Data for this exercise:
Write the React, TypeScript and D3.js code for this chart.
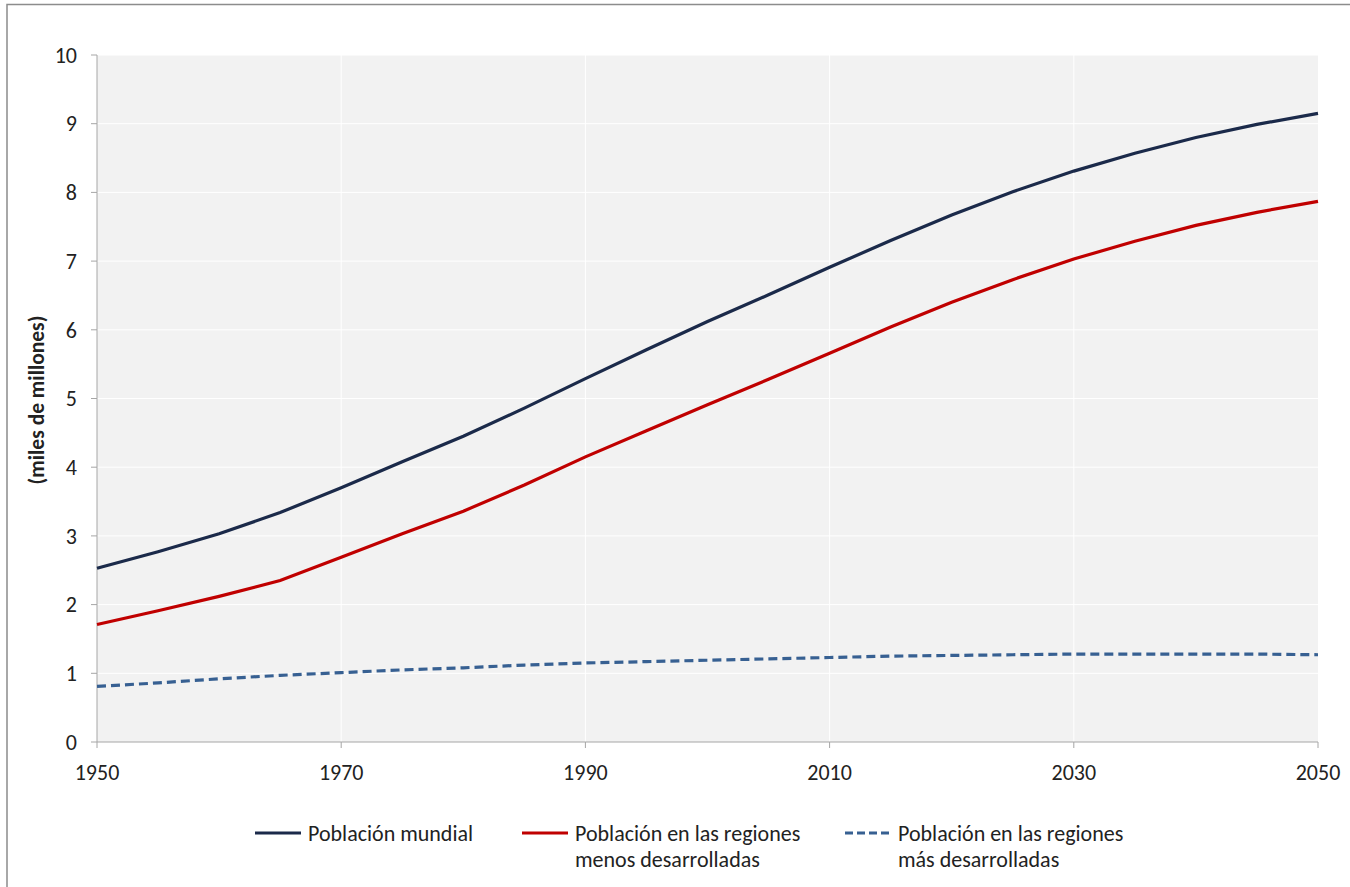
import React from "react";
import * as d3 from "d3";

const years = [1950, 1955, 1960, 1965, 1970, 1975, 1980, 1985, 1990, 1995, 2000, 2005, 2010, 2015, 2020, 2025, 2030, 2035, 2040, 2045, 2050];
const world = [2.53, 2.77, 3.03, 3.34, 3.70, 4.08, 4.45, 4.86, 5.29, 5.71, 6.12, 6.51, 6.91, 7.30, 7.67, 8.01, 8.31, 8.57, 8.80, 8.99, 9.15];
const lessDev = [1.71, 1.91, 2.12, 2.35, 2.69, 3.03, 3.36, 3.74, 4.15, 4.53, 4.91, 5.28, 5.66, 6.04, 6.40, 6.73, 7.03, 7.29, 7.52, 7.71, 7.87];
const moreDev = [0.81, 0.86, 0.92, 0.97, 1.01, 1.05, 1.08, 1.12, 1.15, 1.17, 1.19, 1.21, 1.23, 1.25, 1.26, 1.27, 1.28, 1.28, 1.28, 1.28, 1.27];
const xTicks = [1950, 1970, 1990, 2010, 2030, 2050];
const yTicks = [0, 1, 2, 3, 4, 5, 6, 7, 8, 9, 10];
const yTitle = "(miles de millones)";
const seriesNames = [["Población mundial"], ["Población en las regiones", "menos desarrolladas"], ["Población en las regiones", "más desarrolladas"]];

const W = 1350, H = 887;
const font = "Carlito, Lato, 'Liberation Sans', sans-serif";

export default function App() {
  const x = d3.scaleLinear().domain([1950, 2050]).range([97, 1318]);
  const y = d3.scaleLinear().domain([0, 10]).range([742, 55]);
  const line = d3.line<number>().x((_, i) => x(years[i])).y((d) => y(d));
  const series = [
    { vals: world, color: "#1b2a4a", dash: undefined as string | undefined },
    { vals: lessDev, color: "#c00000", dash: undefined },
    { vals: moreDev, color: "#376092", dash: "9,5" },
  ];
  const legendX = [255, 522, 845];
  const axisColor = "#a6a6a6";
  return (
    <svg width={W} height={H} style={{ position: "absolute", left: 0, top: 0, background: "#fff" }} fontFamily={font}>
      <rect x={7} y={4.5} width={W} height={H} fill="#fff" stroke="#8c8c8c" strokeWidth={1.5} />
      <rect x={x(1950)} y={y(10)} width={x(2050) - x(1950)} height={y(0) - y(10)} fill="#f2f2f2" />
      {yTicks.filter((t) => t > 0).map((t) => (
        <line key={"gy" + t} x1={x(1950)} x2={x(2050)} y1={y(t)} y2={y(t)} stroke="#fff" strokeWidth={1} />
      ))}
      {xTicks.filter((t) => t > 1950 && t < 2050).map((t) => (
        <line key={"gx" + t} x1={x(t)} x2={x(t)} y1={y(10)} y2={y(0)} stroke="#fff" strokeWidth={1} />
      ))}
      <line x1={x(1950)} x2={x(1950)} y1={y(10)} y2={y(0)} stroke={axisColor} strokeWidth={1} />
      <line x1={x(1950)} x2={x(2050)} y1={y(0)} y2={y(0)} stroke={axisColor} strokeWidth={1} />
      {yTicks.map((t) => (
        <g key={"ty" + t}>
          <line x1={x(1950) - 6} x2={x(1950)} y1={y(t)} y2={y(t)} stroke={axisColor} />
          <text x={77} y={y(t)} dy="0.35em" textAnchor="end" fontSize={22} fill="#222">{t}</text>
        </g>
      ))}
      {xTicks.map((t) => (
        <g key={"tx" + t}>
          <line x1={x(t)} x2={x(t)} y1={y(0)} y2={y(0) + 6} stroke={axisColor} />
          <text x={x(t)} y={780} textAnchor="middle" fontSize={22} fill="#222">{t}</text>
        </g>
      ))}
      <text transform={`translate(44,400) rotate(-90)`} textAnchor="middle" fontSize={21.5} fontWeight="bold" fill="#222">{yTitle}</text>
      {series.map((s, i) => (
        <path key={"s" + i} d={line(s.vals) || ""} fill="none" stroke={s.color} strokeWidth={3.2} strokeDasharray={s.dash} />
      ))}
      {series.map((s, i) => (
        <g key={"l" + i}>
          <line x1={legendX[i]} x2={legendX[i] + 46} y1={833} y2={833} stroke={s.color} strokeWidth={3.2} strokeDasharray={s.dash ? "8,4" : undefined} />
          {seriesNames[i].map((txt, j) => (
            <text key={j} x={legendX[i] + 53} y={833 + j * 26} dy="0.35em" fontSize={22} fill="#222">{txt}</text>
          ))}
        </g>
      ))}
    </svg>
  );
}
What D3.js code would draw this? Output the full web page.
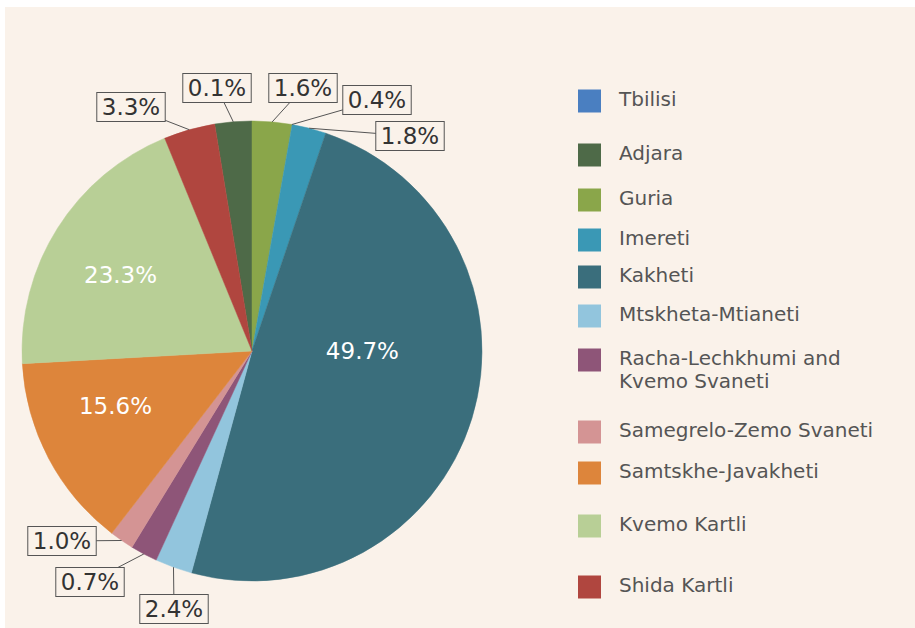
<!DOCTYPE html>
<html>
<head>
<meta charset="utf-8">
<script src="https://cdn.jsdelivr.net/npm/d3@7"></script>
<style>
  body { margin: 0; background: #fff; }
  svg { display: block; font-family: "DejaVu Sans", sans-serif; }
</style>
</head>
<body>
<svg id="chart" width="915" height="628"></svg>
<script>
// Regions, in legend order
const regions = [
  "Tbilisi", "Adjara", "Guria", "Imereti", "Kakheti", "Mtskheta-Mtianeti",
  "Racha-Lechkhumi and Kvemo Svaneti", "Samegrelo-Zemo Svaneti",
  "Samtskhe-Javakheti", "Kvemo Kartli", "Shida Kartli"
];
// Slice shares (%) as drawn in the picture
const shares = [0, 2.6, 2.8, 2.4, 49.1, 2.6, 1.9, 1.7, 13.7, 19.7, 3.6];
// Percentage labels as printed on the chart
const pctLabels = ["0.4%", "0.1%", "1.6%", "1.8%", "49.7%", "2.4%", "0.7%", "1.0%", "15.6%", "23.3%", "3.3%"];
const colors = [
  "#4a7fc1", "#4e6a48", "#8aa64a", "#3a98b5", "#3a6e7c", "#92c5dd",
  "#8e5578", "#d49494", "#dd853b", "#b8cf96", "#b0463f"
];

// Layout
const bg = "#faf2ea";
const cx = 252, cy = 351, r = 230;
const legendX = 578, legendBox = 23;
const legendY = [101, 155, 200, 240, 277, 316, 360, 432, 473, 526, 587];
const legendWrap = { "Racha-Lechkhumi and Kvemo Svaneti": ["Racha-Lechkhumi and", "Kvemo Svaneti"] };
// labels written inside the big slices: [angle deg, radius fraction]
const innerPos = { "Kakheti": [90, 0.48], "Samtskhe-Javakheti": [248, 0.64], "Kvemo Kartli": [300, 0.66] };
// boxed call-outs: box centre, optional leader angle
const callouts = {
  "Shida Kartli": { box: [131, 107] },
  "Adjara": { box: [217, 88] },
  "Guria": { box: [303, 88] },
  "Tbilisi": { box: [377, 100], angle: 10 },
  "Imereti": { box: [410, 136] },
  "Samegrelo-Zemo Svaneti": { box: [62, 541] },
  "Racha-Lechkhumi and Kvemo Svaneti": { box: [90, 582] },
  "Mtskheta-Mtianeti": { box: [174, 609] }
};

const svg = d3.select("#chart");

svg.append("rect")
    .attr("x", 5).attr("y", 7)
    .attr("width", 915).attr("height", 628)
    .attr("fill", bg);

const data = regions.map((name, i) => ({ name, value: shares[i], label: pctLabels[i], color: colors[i] }));
const total = d3.sum(shares);
const offset = -2 * Math.PI * (shares[0] + shares[1]) / total;

const pie = d3.pie().sort(null).value(d => d.value)
    .startAngle(offset).endAngle(offset + 2 * Math.PI);
const arc = d3.arc().innerRadius(0).outerRadius(r);
const arcs = pie(data);

const g = svg.append("g").attr("transform", `translate(${cx},${cy})`);

g.selectAll("path.slice")
    .data(arcs.filter(d => d.value > 0))
    .join("path")
    .attr("class", "slice")
    .attr("d", arc)
    .attr("fill", d => d.data.color)
    .attr("stroke", d => d.data.color)
    .attr("stroke-width", 0.5);

const polar = (deg, rad) => {
  const a = deg * Math.PI / 180;
  return [rad * Math.sin(a), -rad * Math.cos(a)];
};

// labels inside slices
arcs.filter(d => innerPos[d.data.name]).forEach(d => {
  const [deg, f] = innerPos[d.data.name];
  const [x, y] = polar(deg, r * f);
  g.append("text")
      .attr("x", x).attr("y", y)
      .attr("dy", "0.35em")
      .attr("text-anchor", "middle")
      .attr("fill", "#fff")
      .attr("font-size", 23)
      .text(d.data.label);
});

// boxed call-outs with leader lines
const cg = svg.append("g");
arcs.filter(d => callouts[d.data.name]).forEach(d => {
  const c = callouts[d.data.name];
  const mid = c.angle !== undefined ? c.angle : (d.startAngle + d.endAngle) / 2 * 180 / Math.PI;
  const [ax, ay] = polar(mid, r);
  cg.append("line")
      .attr("x1", cx + ax).attr("y1", cy + ay)
      .attr("x2", c.box[0]).attr("y2", c.box[1])
      .attr("stroke", "#555").attr("stroke-width", 1);
  const t = cg.append("text")
      .attr("x", c.box[0]).attr("y", c.box[1])
      .attr("dy", "0.35em")
      .attr("text-anchor", "middle")
      .attr("fill", "#333")
      .attr("font-size", 23)
      .text(d.data.label);
  const bb = t.node().getBBox();
  cg.insert("rect", function() { return t.node(); })
      .attr("x", c.box[0] - bb.width / 2 - 5)
      .attr("y", c.box[1] - 14.5)
      .attr("width", bb.width + 10)
      .attr("height", 29)
      .attr("fill", bg)
      .attr("stroke", "#555").attr("stroke-width", 1);
});

// legend
const lg = svg.append("g");
data.forEach((d, i) => {
  const y = legendY[i];
  lg.append("rect")
      .attr("x", legendX).attr("y", y - legendBox / 2)
      .attr("width", legendBox).attr("height", legendBox)
      .attr("fill", d.color);
  const lines = legendWrap[d.name] || [d.name];
  const t = lg.append("text")
      .attr("x", legendX + 41).attr("y", y - 2)
      .attr("font-size", 20)
      .attr("fill", "#555");
  lines.forEach((line, j) => {
    t.append("tspan")
        .attr("x", legendX + 41)
        .attr("dy", j === 0 ? "0.35em" : 23)
        .text(line);
  });
});
</script>
</body>
</html>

Written request:
Take the records above from their first line through the line with "import * as" and set those lines down word for word, minus the pictures.

Task answer:
Write the React, TypeScript and D3.js code for this chart.
import React from "react";
import * as d3 from "d3";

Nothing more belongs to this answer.